Die Wochenvorschau für Berlin: Auch ohne Koks in Feierlaune
Während die Politik in der Sommerpause schlummert, läuft Berlins Kulturprogramm auf Hochtouren: Lesungen, Pop-Festivals, experimentelle Klangkunst.
taz | Porös klingt selten sexy. Wer hat schon Bock auf eine poröse Brandmauer, poröse Kondome oder poröse Knochen? Doch das Wort hat auch anderes drauf. Offen und zugänglich kann porös dann bedeuten; bereit, neue Räume und Blickweisen zu erkunden und Bestehendes zu hinterfragen. Genau das tun die Autor*innen beim Festival „Poröse Gegenwarten, poröse Texte“ im Literaturforum im Brechthaus. Von Montag bis Freitag lesen sie unter freiem Himmel aus ihren fragmentarischen Prosatexten über gesellschaftliche Risse und Brüche. Mit dabei: Zeitgenössische Autor*innen wie etwa Shida Bazyar oder Temye Tesfu, die das postdeutsche Künstler*innenkollektiv „parallelgesellschaft“ initiiert hat. Im Anschluss finden jeden Abend Partys statt.
Feiern können die Berliner*innen – lang. Woran das wohl liegen könnte hat die Lifestyle-Plattform „Mit Vergnügen“ in Erfahrung gebracht. Sie hat das Profil des Durchschnittsberliners ermittelt und kam zu dem Ergebnis, dass er oder sie 3,8 Tassen Kaffee am Tag und 0,5 Gramm Kokain täglich konsumiert. (Spoiler: Sie hatten Gramm und Milligramm verwechselt.)
Aber auch mit kleinerer Dosierung ist Berlin bereit zu feiern.
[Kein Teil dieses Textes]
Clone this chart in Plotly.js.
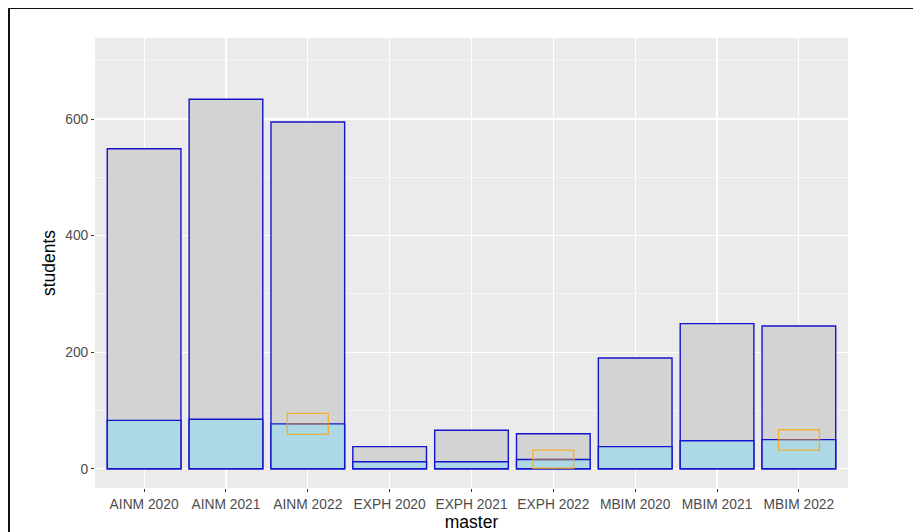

Fündig werden Feierlustige beim Popkultur-Festival, das von Montag bis Samstag zum elften Mal im silent green im Wedding sowie in der Kulturbrauerei in Prenzlauer Berg stattfindet. So einfallslos der Name, so einfallsreich das Programm: Es gibt Konzerte und DJ-Sets, experimentelle Musikformate, Workshops und Diskussionsrunden. In Talks geht es um Themen wie Schwarze Perspektiven in der deutschen Musikindustrie, Musik zwischen Kulturauftrag und Marktdruck und eine nachhaltige Zukunft von Independent-Künstler*innen und -Labels. In der „Çaystube“ wollen die Festivalmacher*innen den Hof der Kulturbrauerei unter dem Motto „Sport und Pop“ in einen interaktiven Raum für Workout-Kultur, Tanz, Musik sowie queere und postmigrantische Perspektiven verwandeln.
Das Ziel des Festivals: jedes Jahr den aktuellen Stand der Popkultur neu ausloten und zeigen, was Berlin an Nachwuchs zu bieten hat. Und der lässt sich sehen: Apsilon, Ebow, Yung FSK 18 und Ceren. Letztere etwa verbindet traditionellen türkischen Gesang mit R&B. Mit ihrem Track „Shabab(e)s im VIP“ zusammen mit dem Berliner Rapper Pashanim landete sie im Mai auf Platz 1 der deutschen Charts. Darin singen sie: „Gucci-Brille an im Club, fühl' mich cool, doch kann nix seh’n.“
Damit sind sie leider nicht allein. So führen sich so einige Szene-Kids auf, die sich in Berliner Clubs oder von Mittwoch bis Samstag beim Atonal tummeln, dem Festival für kulturellen Widerstand und die Berliner Underground-Szene. Das 1982 gegründete Festival für experimentelle Musik präsentiert Installationen, zeitgenössische Klangkunst und interdisziplinäre Performances, die soziale und politische Spannungen der Stadt reflektieren. Über das Kraftwerk sowie die angrenzenden Räume Ohm und Tresor erstrecken sich Auftragsarbeiten, Weltpremieren und Clubnächte. Bleibt nur zu hoffen, dass die Szene trotz Gucci-Brillen etwas davon mitbekommt.